◆ Written task
Scan the listing and work out how many lines contain the word "Write". Nothing but the number should be given.

◆ Records for the task

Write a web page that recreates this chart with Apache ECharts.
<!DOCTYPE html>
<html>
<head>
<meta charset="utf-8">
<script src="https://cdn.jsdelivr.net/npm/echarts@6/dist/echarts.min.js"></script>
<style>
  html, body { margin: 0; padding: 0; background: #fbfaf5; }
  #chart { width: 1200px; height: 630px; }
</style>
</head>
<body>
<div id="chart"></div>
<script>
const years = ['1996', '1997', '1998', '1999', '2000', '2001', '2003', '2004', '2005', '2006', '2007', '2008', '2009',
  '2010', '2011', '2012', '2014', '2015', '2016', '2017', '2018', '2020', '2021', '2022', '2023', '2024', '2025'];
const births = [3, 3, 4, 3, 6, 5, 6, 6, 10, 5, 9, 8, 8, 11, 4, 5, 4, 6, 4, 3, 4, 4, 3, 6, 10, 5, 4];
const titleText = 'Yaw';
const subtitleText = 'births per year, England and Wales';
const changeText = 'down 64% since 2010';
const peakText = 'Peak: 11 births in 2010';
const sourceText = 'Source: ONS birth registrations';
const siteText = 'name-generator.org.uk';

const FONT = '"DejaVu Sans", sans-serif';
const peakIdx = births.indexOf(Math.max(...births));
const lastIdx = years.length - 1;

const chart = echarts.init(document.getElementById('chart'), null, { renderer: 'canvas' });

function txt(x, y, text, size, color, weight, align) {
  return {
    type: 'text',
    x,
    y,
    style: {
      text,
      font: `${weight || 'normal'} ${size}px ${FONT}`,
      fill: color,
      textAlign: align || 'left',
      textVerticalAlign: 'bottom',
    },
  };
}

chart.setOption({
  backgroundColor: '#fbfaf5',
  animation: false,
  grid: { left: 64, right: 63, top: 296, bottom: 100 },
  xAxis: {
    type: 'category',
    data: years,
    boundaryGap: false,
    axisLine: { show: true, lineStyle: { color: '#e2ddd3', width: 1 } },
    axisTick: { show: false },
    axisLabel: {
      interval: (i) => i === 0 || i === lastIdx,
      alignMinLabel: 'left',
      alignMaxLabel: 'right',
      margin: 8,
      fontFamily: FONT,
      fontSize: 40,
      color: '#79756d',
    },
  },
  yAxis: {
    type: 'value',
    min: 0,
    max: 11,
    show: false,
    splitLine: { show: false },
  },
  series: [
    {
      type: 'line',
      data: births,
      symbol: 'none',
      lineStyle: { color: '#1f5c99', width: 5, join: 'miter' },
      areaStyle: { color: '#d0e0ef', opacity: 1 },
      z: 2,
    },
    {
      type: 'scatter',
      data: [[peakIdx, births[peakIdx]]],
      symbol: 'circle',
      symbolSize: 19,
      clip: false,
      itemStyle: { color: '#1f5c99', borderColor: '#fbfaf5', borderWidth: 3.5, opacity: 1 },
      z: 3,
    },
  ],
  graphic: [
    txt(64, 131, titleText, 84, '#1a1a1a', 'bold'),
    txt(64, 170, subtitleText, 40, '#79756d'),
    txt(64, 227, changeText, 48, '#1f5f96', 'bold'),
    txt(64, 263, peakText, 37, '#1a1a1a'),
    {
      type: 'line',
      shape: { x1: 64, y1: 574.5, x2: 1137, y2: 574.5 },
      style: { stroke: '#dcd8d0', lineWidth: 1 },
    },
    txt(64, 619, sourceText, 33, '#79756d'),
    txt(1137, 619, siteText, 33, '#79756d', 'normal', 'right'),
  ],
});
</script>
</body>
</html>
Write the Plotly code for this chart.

◆ Final answer
2